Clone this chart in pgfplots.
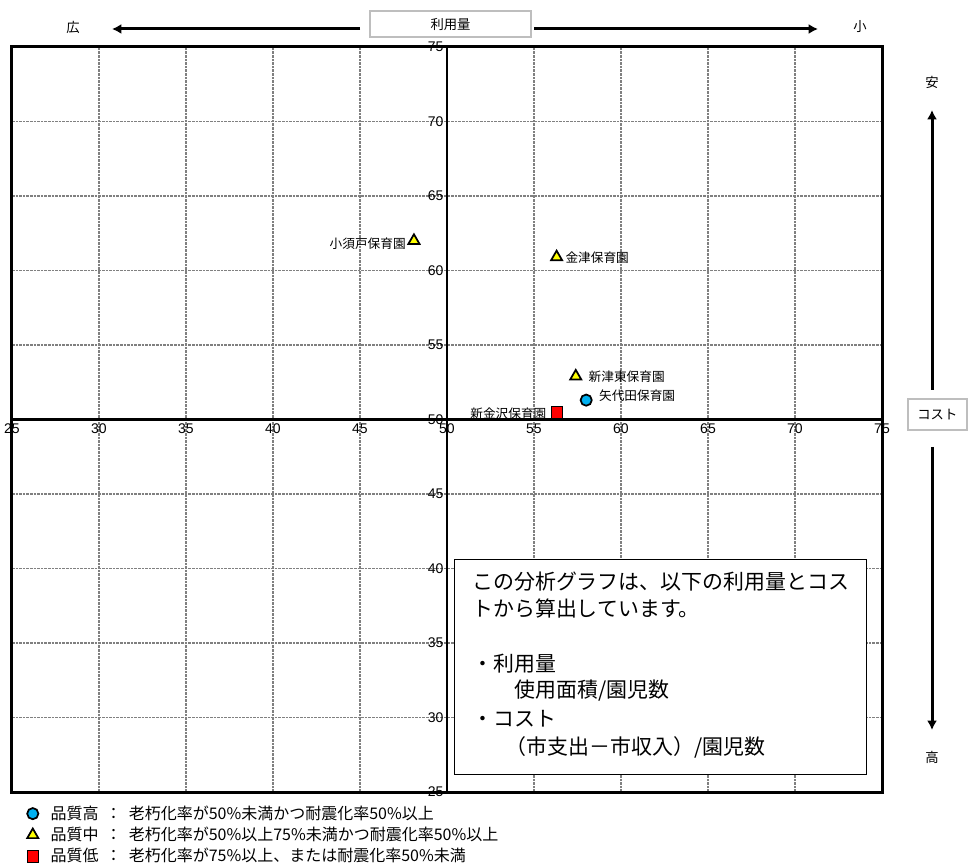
\documentclass[border=0pt]{standalone}
\usepackage{pgfplots}
\pgfplotsset{compat=1.18}
\usetikzlibrary{arrows.meta}
\usepackage{fontspec}
\setmainfont{Liberation Sans}
\newfontfamily\cjk{Noto Sans CJK JP}
\definecolor{qhigh}{RGB}{0,176,240}
\definecolor{qmid}{RGB}{255,255,0}
\definecolor{qlow}{RGB}{255,0,0}
\definecolor{gridgray}{RGB}{128,128,128}
\definecolor{boxgray}{RGB}{190,190,190}
\begin{document}
\begin{tikzpicture}
\path[use as bounding box] (-9pt,-54pt) rectangle (717pt,594pt);
\begin{axis}[
  scale only axis,
  width=652.5pt, height=558.75pt,
  xmin=25, xmax=75, ymin=25, ymax=75,
  xtick={25,30,...,75}, ytick={25,30,...,75},
  axis line style={line width=2.25pt},
  major tick length=0pt,
  grid=major,
  grid style={gridgray, line width=1.4pt, dash pattern=on 2pt off 0.7pt},
  /pgf/number format/assume math mode=true,
  tick label style={font=\fontsize{10.5}{11}\selectfont},
  xticklabel style={yshift=279.375pt, inner sep=3pt},
  yticklabel style={xshift=326.25pt, inner sep=2.5pt},
  legend style={at={(0.017,-0.0147)}, anchor=north west, draw=none, fill=none,
    font=\cjk\fontsize{12}{13}\selectfont, row sep=0.3pt, column sep=7pt, inner sep=0pt},
  legend cell align=left,
]
\draw[line width=1.8pt] (axis cs:25,50) -- (axis cs:75,50);
\draw[line width=1.8pt] (axis cs:50,25) -- (axis cs:50,75);
\addplot[only marks, mark=*, mark size=4.2pt, mark options={fill=qhigh, draw=black, line width=1.3pt}]
  coordinates {(58.0,51.3)};
\addlegendentry{品質高\ \ ：\ \ 老朽化率が50\%未満かつ耐震化率50\%以上}
\addplot[only marks, mark=triangle*, mark size=4.8pt, mark options={fill=qmid, draw=black, line width=1.3pt}]
  coordinates {(48.1,62.0) (56.3,60.9) (57.4,52.9)};
\addlegendentry{品質中\ \ ：\ \ 老朽化率が50\%以上75\%未満かつ耐震化率50\%以上}
\addplot[only marks, mark=square*, mark size=4.3pt, mark options={fill=qlow, draw=none}]
  coordinates {(56.3,50.5)};
\addlegendentry{品質低\ \ ：\ \ 老朽化率が75\%以上、または耐震化率50\%未満}
\begin{scope}[every node/.style={font=\cjk\fontsize{9.5}{11}\selectfont, inner sep=0pt}]
\node[anchor=east] at ([xshift=-6pt,yshift=-2pt]axis cs:48.1,62.0) {小須戸保育園};
\node[anchor=west] at ([xshift=6.5pt,yshift=-0.5pt]axis cs:56.3,60.9) {金津保育園};
\node[anchor=west] at ([xshift=9.5pt]axis cs:57.4,52.9) {新津東保育園};
\node[anchor=west] at ([xshift=9.5pt,yshift=3pt]axis cs:58.0,51.3) {矢代田保育園};
\node[anchor=east] at ([xshift=-7.5pt,yshift=-1.5pt]axis cs:56.3,50.5) {新金沢保育園};
\end{scope}
\end{axis}
% explanatory box
\draw[line width=0.75pt, fill=white] (331.5pt,12.75pt) rectangle (640.5pt,174pt);
\begin{scope}[every node/.style={font=\cjk\fontsize{15.7}{18}\selectfont, inner sep=0pt, anchor=west}]
\node at (345pt,157.5pt) {この分析グラフは、以下の利用量とコス};
\node at (345pt,137.25pt) {トから算出しています。};
\node at (345pt,96pt) {・利用量};
\node at (376.5pt,75.75pt) {使用面積/園児数};
\node at (345pt,54.75pt) {・コスト};
\node at (370pt,33.75pt) {（市支出－市収入）/園児数};
\end{scope}
% top annotation
\begin{scope}[every node/.style={font=\cjk\fontsize{10}{12}\selectfont, inner sep=0pt}]
\node at (45.75pt,573.75pt) {広};
\node at (636pt,573.75pt) {小};
\draw[boxgray, line width=1.3pt, fill=white] (268.5pt,566.25pt) rectangle (389.25pt,585.75pt);
\node at (328.9pt,575.5pt) {利用量};
\draw[line width=2.25pt, -{Latex[length=7pt,width=7.5pt]}] (261pt,572.25pt) -- (75pt,572.25pt);
\draw[line width=2.25pt, -{Latex[length=7pt,width=7.5pt]}] (391.5pt,572.25pt) -- (604.5pt,572.25pt);
% right annotation
\node at (690pt,532.5pt) {安};
\node at (690pt,26.25pt) {高};
\draw[boxgray, line width=1.3pt, fill=white] (672pt,271.5pt) rectangle (716.3pt,294.75pt);
\node at (694pt,283pt) {コスト};
\draw[line width=2.25pt, -{Latex[length=7pt,width=7.5pt]}] (690pt,301.5pt) -- (690pt,511.5pt);
\draw[line width=2.25pt, -{Latex[length=7pt,width=7.5pt]}] (690pt,258.75pt) -- (690pt,46.5pt);
\end{scope}
\end{tikzpicture}
\end{document}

Written exercise: Copy all the data exactly as written, but skip any picture.

Result for this task:
Clone this chart in pgfplots.
\documentclass[border=0pt]{standalone}
\usepackage{pgfplots}
\pgfplotsset{compat=1.18}
\usetikzlibrary{arrows.meta}
\usepackage{fontspec}
\setmainfont{Liberation Sans}
\newfontfamily\cjk{Noto Sans CJK JP}
\definecolor{qhigh}{RGB}{0,176,240}
\definecolor{qmid}{RGB}{255,255,0}
\definecolor{qlow}{RGB}{255,0,0}
\definecolor{gridgray}{RGB}{128,128,128}
\definecolor{boxgray}{RGB}{190,190,190}
\begin{document}
\begin{tikzpicture}
\path[use as bounding box] (-9pt,-54pt) rectangle (717pt,594pt);
\begin{axis}[
  scale only axis,
  width=652.5pt, height=558.75pt,
  xmin=25, xmax=75, ymin=25, ymax=75,
  xtick={25,30,...,75}, ytick={25,30,...,75},
  axis line style={line width=2.25pt},
  major tick length=0pt,
  grid=major,
  grid style={gridgray, line width=1.4pt, dash pattern=on 2pt off 0.7pt},
  /pgf/number format/assume math mode=true,
  tick label style={font=\fontsize{10.5}{11}\selectfont},
  xticklabel style={yshift=279.375pt, inner sep=3pt},
  yticklabel style={xshift=326.25pt, inner sep=2.5pt},
  legend style={at={(0.017,-0.0147)}, anchor=north west, draw=none, fill=none,
    font=\cjk\fontsize{12}{13}\selectfont, row sep=0.3pt, column sep=7pt, inner sep=0pt},
  legend cell align=left,
]
\draw[line width=1.8pt] (axis cs:25,50) -- (axis cs:75,50);
\draw[line width=1.8pt] (axis cs:50,25) -- (axis cs:50,75);
\addplot[only marks, mark=*, mark size=4.2pt, mark options={fill=qhigh, draw=black, line width=1.3pt}]
  coordinates {(58.0,51.3)};
\addlegendentry{品質高\ \ ：\ \ 老朽化率が50\%未満かつ耐震化率50\%以上}
\addplot[only marks, mark=triangle*, mark size=4.8pt, mark options={fill=qmid, draw=black, line width=1.3pt}]
  coordinates {(48.1,62.0) (56.3,60.9) (57.4,52.9)};
\addlegendentry{品質中\ \ ：\ \ 老朽化率が50\%以上75\%未満かつ耐震化率50\%以上}
\addplot[only marks, mark=square*, mark size=4.3pt, mark options={fill=qlow, draw=none}]
  coordinates {(56.3,50.5)};
\addlegendentry{品質低\ \ ：\ \ 老朽化率が75\%以上、または耐震化率50\%未満}
\begin{scope}[every node/.style={font=\cjk\fontsize{9.5}{11}\selectfont, inner sep=0pt}]
\node[anchor=east] at ([xshift=-6pt,yshift=-2pt]axis cs:48.1,62.0) {小須戸保育園};
\node[anchor=west] at ([xshift=6.5pt,yshift=-0.5pt]axis cs:56.3,60.9) {金津保育園};
\node[anchor=west] at ([xshift=9.5pt]axis cs:57.4,52.9) {新津東保育園};
\node[anchor=west] at ([xshift=9.5pt,yshift=3pt]axis cs:58.0,51.3) {矢代田保育園};
\node[anchor=east] at ([xshift=-7.5pt,yshift=-1.5pt]axis cs:56.3,50.5) {新金沢保育園};
\end{scope}
\end{axis}
% explanatory box
\draw[line width=0.75pt, fill=white] (331.5pt,12.75pt) rectangle (640.5pt,174pt);
\begin{scope}[every node/.style={font=\cjk\fontsize{15.7}{18}\selectfont, inner sep=0pt, anchor=west}]
\node at (345pt,157.5pt) {この分析グラフは、以下の利用量とコス};
\node at (345pt,137.25pt) {トから算出しています。};
\node at (345pt,96pt) {・利用量};
\node at (376.5pt,75.75pt) {使用面積/園児数};
\node at (345pt,54.75pt) {・コスト};
\node at (370pt,33.75pt) {（市支出－市収入）/園児数};
\end{scope}
% top annotation
\begin{scope}[every node/.style={font=\cjk\fontsize{10}{12}\selectfont, inner sep=0pt}]
\node at (45.75pt,573.75pt) {広};
\node at (636pt,573.75pt) {小};
\draw[boxgray, line width=1.3pt, fill=white] (268.5pt,566.25pt) rectangle (389.25pt,585.75pt);
\node at (328.9pt,575.5pt) {利用量};
\draw[line width=2.25pt, -{Latex[length=7pt,width=7.5pt]}] (261pt,572.25pt) -- (75pt,572.25pt);
\draw[line width=2.25pt, -{Latex[length=7pt,width=7.5pt]}] (391.5pt,572.25pt) -- (604.5pt,572.25pt);
% right annotation
\node at (690pt,532.5pt) {安};
\node at (690pt,26.25pt) {高};
\draw[boxgray, line width=1.3pt, fill=white] (672pt,271.5pt) rectangle (716.3pt,294.75pt);
\node at (694pt,283pt) {コスト};
\draw[line width=2.25pt, -{Latex[length=7pt,width=7.5pt]}] (690pt,301.5pt) -- (690pt,511.5pt);
\draw[line width=2.25pt, -{Latex[length=7pt,width=7.5pt]}] (690pt,258.75pt) -- (690pt,46.5pt);
\end{scope}
\end{tikzpicture}
\end{document}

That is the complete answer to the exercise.